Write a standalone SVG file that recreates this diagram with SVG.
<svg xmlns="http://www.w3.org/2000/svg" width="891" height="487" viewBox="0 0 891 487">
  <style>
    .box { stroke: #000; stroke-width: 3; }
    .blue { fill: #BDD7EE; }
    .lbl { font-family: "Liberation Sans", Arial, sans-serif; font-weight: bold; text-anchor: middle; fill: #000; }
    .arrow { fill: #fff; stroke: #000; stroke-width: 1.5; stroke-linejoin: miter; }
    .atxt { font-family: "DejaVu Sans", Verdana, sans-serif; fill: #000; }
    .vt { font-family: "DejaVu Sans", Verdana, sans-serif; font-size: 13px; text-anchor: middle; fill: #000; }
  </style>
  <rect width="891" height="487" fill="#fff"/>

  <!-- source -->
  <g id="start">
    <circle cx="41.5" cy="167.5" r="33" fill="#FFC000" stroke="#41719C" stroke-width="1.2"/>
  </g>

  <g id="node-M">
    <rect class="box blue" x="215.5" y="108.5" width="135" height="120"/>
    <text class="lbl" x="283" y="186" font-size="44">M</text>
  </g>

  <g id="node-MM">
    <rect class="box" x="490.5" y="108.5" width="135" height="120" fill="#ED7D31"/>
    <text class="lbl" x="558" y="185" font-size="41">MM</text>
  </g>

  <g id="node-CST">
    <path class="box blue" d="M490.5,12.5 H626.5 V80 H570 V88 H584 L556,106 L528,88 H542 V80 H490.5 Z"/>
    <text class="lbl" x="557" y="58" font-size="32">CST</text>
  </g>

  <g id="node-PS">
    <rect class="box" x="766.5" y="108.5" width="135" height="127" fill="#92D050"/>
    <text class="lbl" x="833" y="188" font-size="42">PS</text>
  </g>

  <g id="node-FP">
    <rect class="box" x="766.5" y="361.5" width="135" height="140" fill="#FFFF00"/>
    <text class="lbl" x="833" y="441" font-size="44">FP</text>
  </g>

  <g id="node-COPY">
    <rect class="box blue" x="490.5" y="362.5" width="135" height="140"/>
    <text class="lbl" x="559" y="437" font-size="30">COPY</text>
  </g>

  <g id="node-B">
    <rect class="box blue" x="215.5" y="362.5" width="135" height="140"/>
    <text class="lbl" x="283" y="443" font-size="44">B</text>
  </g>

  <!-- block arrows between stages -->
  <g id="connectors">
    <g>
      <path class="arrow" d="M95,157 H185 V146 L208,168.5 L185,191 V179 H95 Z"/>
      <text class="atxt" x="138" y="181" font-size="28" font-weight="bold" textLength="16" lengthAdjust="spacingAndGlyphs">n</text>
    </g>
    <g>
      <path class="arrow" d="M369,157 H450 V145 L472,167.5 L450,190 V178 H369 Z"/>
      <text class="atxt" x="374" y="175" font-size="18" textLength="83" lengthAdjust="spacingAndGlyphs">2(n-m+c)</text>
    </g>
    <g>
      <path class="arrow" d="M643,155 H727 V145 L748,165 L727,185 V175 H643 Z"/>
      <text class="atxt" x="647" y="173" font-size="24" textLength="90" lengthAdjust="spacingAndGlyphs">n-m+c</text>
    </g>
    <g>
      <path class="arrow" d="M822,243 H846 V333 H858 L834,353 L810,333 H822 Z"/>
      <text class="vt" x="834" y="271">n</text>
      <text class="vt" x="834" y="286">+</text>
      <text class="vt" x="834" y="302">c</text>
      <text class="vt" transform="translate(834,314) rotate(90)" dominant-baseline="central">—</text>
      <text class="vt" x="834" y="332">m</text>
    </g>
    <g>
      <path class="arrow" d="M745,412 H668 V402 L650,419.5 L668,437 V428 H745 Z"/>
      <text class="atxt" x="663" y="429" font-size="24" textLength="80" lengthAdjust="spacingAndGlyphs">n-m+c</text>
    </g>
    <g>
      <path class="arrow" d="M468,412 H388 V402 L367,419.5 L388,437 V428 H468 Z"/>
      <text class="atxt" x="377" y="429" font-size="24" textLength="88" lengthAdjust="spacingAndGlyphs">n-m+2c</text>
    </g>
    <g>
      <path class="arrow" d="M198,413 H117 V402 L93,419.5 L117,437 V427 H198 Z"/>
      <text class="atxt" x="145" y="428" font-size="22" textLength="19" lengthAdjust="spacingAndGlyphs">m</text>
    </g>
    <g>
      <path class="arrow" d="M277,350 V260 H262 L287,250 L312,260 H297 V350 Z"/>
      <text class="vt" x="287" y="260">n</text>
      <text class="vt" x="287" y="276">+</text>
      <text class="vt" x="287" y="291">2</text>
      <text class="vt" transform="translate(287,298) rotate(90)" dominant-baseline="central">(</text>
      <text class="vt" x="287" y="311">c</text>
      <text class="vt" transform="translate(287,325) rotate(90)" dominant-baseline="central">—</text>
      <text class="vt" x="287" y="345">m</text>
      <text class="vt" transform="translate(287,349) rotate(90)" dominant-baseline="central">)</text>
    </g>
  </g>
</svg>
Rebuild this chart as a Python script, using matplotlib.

* * * * *

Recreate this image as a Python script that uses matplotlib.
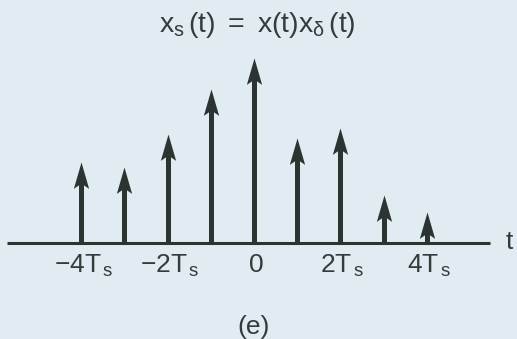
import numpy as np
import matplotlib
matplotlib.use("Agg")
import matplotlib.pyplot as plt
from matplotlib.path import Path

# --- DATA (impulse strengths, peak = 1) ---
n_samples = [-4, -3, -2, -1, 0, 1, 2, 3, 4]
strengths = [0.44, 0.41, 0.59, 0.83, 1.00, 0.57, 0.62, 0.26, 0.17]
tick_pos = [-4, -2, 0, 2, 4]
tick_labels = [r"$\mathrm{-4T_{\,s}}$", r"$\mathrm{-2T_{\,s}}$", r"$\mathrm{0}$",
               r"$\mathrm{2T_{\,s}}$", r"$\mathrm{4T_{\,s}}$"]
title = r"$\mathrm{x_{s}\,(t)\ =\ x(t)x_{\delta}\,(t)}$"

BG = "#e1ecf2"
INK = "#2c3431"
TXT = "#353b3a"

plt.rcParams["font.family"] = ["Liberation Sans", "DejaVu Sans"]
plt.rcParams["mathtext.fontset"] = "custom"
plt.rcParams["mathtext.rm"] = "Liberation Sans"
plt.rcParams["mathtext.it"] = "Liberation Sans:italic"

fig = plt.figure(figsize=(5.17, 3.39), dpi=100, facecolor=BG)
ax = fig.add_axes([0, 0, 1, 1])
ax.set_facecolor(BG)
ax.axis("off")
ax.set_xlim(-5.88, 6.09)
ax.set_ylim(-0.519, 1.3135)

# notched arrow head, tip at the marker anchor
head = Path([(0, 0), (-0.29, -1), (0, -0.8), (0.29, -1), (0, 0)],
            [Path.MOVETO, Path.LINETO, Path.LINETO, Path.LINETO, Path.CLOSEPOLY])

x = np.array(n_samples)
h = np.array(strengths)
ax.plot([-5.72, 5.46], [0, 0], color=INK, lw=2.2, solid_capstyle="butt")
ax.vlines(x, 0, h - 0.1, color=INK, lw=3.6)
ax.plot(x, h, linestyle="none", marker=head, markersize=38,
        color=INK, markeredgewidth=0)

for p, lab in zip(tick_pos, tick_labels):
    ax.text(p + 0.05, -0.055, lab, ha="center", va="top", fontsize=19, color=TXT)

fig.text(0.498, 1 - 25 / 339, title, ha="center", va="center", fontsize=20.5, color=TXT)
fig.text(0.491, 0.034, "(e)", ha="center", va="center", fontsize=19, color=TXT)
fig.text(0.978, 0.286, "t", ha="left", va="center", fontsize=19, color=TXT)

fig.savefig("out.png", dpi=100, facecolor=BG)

* * * * *

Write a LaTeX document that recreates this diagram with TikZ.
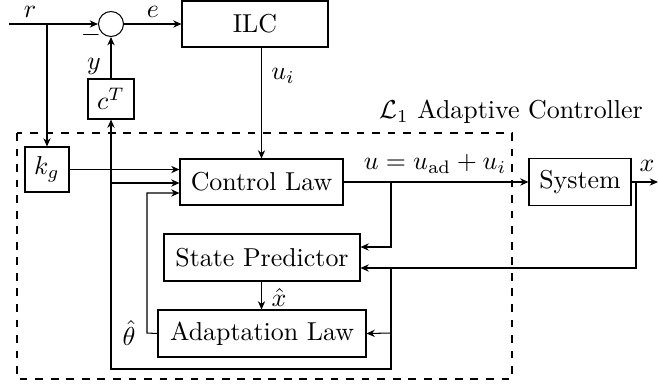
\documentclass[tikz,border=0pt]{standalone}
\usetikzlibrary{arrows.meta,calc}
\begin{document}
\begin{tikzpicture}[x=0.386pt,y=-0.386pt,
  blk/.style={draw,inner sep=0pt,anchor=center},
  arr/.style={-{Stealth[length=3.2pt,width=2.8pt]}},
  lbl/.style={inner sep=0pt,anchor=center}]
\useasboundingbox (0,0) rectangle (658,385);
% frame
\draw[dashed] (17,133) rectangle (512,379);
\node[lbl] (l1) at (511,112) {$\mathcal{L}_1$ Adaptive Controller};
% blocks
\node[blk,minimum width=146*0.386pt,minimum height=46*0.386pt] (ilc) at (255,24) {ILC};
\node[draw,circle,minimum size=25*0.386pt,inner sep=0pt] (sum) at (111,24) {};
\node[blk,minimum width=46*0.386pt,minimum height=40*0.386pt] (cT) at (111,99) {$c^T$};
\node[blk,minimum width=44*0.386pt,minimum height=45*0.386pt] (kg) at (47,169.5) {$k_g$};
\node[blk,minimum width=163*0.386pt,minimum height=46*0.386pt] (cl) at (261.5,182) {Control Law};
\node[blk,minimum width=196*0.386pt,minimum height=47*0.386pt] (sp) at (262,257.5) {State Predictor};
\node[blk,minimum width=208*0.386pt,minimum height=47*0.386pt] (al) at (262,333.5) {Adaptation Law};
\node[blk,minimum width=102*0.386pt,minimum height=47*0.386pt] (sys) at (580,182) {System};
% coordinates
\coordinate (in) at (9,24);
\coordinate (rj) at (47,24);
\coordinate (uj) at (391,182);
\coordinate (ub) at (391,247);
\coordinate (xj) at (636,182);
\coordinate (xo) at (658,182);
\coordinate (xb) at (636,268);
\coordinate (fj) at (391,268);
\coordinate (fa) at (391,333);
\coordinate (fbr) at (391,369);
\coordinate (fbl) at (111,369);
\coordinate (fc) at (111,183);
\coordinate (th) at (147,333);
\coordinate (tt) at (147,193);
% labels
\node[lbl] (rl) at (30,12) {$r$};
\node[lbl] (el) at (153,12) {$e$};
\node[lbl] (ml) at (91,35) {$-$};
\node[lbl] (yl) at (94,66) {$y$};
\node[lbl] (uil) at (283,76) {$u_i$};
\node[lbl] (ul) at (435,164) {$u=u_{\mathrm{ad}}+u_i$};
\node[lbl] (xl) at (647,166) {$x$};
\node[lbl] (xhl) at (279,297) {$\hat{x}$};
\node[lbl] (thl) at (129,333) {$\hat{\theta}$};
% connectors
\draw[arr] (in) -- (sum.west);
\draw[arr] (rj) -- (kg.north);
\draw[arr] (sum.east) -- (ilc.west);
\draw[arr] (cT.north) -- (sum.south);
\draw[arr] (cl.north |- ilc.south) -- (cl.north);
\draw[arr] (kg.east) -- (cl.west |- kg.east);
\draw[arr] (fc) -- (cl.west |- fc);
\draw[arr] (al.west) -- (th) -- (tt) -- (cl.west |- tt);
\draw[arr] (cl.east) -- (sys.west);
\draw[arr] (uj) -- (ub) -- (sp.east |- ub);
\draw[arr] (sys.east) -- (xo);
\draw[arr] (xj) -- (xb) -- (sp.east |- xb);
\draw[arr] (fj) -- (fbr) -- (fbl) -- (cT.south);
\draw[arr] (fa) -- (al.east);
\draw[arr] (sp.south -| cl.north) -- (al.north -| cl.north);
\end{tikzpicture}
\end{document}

* * * * *

__STATED EXERCISE__
From the records above, pick out and copy each line holding the word "that".

__ANSWER TO THIS PROBLEM__
Write a standalone SVG file that recreates this diagram with SVG.
Recreate this image as a Python script that uses matplotlib.
Write a LaTeX document that recreates this diagram with TikZ.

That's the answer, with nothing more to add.